::: Source excerpt
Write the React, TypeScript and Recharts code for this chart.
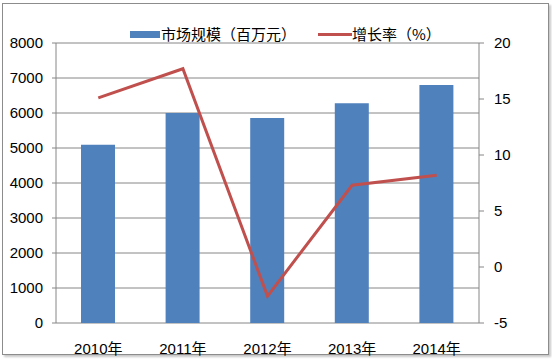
import React from "react";
import { Bar, CartesianGrid, ComposedChart, Line, XAxis, YAxis } from "recharts";

const years = ["2010年", "2011年", "2012年", "2013年", "2014年"];
const marketSize = [5090, 6000, 5860, 6280, 6800];
const growthRate = [15.1, 17.7, -2.6, 7.3, 8.2];
const leftTicks = [0, 1000, 2000, 3000, 4000, 5000, 6000, 7000, 8000];
const rightTicks = [-5, 0, 5, 10, 15, 20];
const boundaryTicks = [0, 1, 2, 3, 4, 5];

const BLUE = "#4F81BD";
const RED = "#C0504D";
const AXIS = "#868686";
const FONT = '"Liberation Sans", "Noto Sans CJK SC", sans-serif';
const CJK = '"Noto Sans CJK SC", sans-serif';

const data = years.map((y, i) => ({ year: y, size: marketSize[i], rate: growthRate[i] }));

function LegendBox() {
  return (
    <div style={{ position: "absolute", left: 0, top: 24, width: 552, height: 20, fontFamily: CJK, fontSize: 15, color: "#000" }}>
      <span style={{ position: "absolute", left: 130, top: 7, width: 30, height: 7, background: BLUE }} />
      <span style={{ position: "absolute", left: 161, top: 0, lineHeight: "20px", whiteSpace: "nowrap" }}>市场规模（百万元）</span>
      <span style={{ position: "absolute", left: 318, top: 9, width: 34, height: 3, background: RED }} />
      <span style={{ position: "absolute", left: 352, top: 0, lineHeight: "20px", whiteSpace: "nowrap" }}>增长率（%）</span>
    </div>
  );
}

export default function App() {
  return (
    <div style={{ position: "fixed", left: 0, top: 0, width: 552, height: 363, background: "#fff" }}>
      <div
        style={{
          position: "absolute",
          left: 2,
          top: 3,
          width: 545,
          height: 350,
          border: "1px solid #8c8c8c",
          boxShadow: "2px 2px 2px #c8c8c8",
        }}
      />
      <ComposedChart
        width={552}
        height={363}
        data={data}
        margin={{ top: 43, right: 23, bottom: 10, left: 0 }}
        style={{ position: "absolute", left: 0, top: 0, fontFamily: FONT }}
      >
        <CartesianGrid vertical={false} stroke={AXIS} yAxisId="left" />
        <XAxis
          xAxisId="edges"
          type="number"
          domain={[0, 5]}
          ticks={boundaryTicks}
          tickFormatter={() => ""}
          height={0}
          axisLine={{ stroke: AXIS }}
          tickLine={{ stroke: AXIS }}
          tickSize={5}
        />
        <XAxis
          dataKey="year"
          height={30}
          axisLine={false}
          tickLine={false}
          tick={{ fill: "#000", fontSize: 15 }}
          tickMargin={14}
        />
        <YAxis
          yAxisId="left"
          domain={[0, 8000]}
          ticks={leftTicks}
          width={56}
          axisLine={{ stroke: AXIS }}
          tickLine={{ stroke: AXIS }}
          tickSize={4}
          tickMargin={9}
          tick={{ fill: "#000", fontSize: 15 }}
        />
        <YAxis
          yAxisId="right"
          orientation="right"
          domain={[-5, 20]}
          ticks={rightTicks}
          width={50}
          axisLine={{ stroke: AXIS }}
          tickLine={{ stroke: AXIS }}
          tickSize={5}
          tickMargin={10}
          tick={{ fill: "#000", fontSize: 15 }}
        />
        <Bar yAxisId="left" dataKey="size" fill={BLUE} barSize={34} isAnimationActive={false} />
        <Line
          yAxisId="right"
          dataKey="rate"
          stroke={RED}
          strokeWidth={3}
          dot={false}
          activeDot={false}
          isAnimationActive={false}
        />
      </ComposedChart>
      <LegendBox />
    </div>
  );
}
::::::
Copy nothing but the lines from the first one in the listing through the line with "Line, XAxis, YAxis", and omit the pictures.

* _Output_
Write the React, TypeScript and Recharts code for this chart.
import React from "react";
import { Bar, CartesianGrid, ComposedChart, Line, XAxis, YAxis } from "recharts";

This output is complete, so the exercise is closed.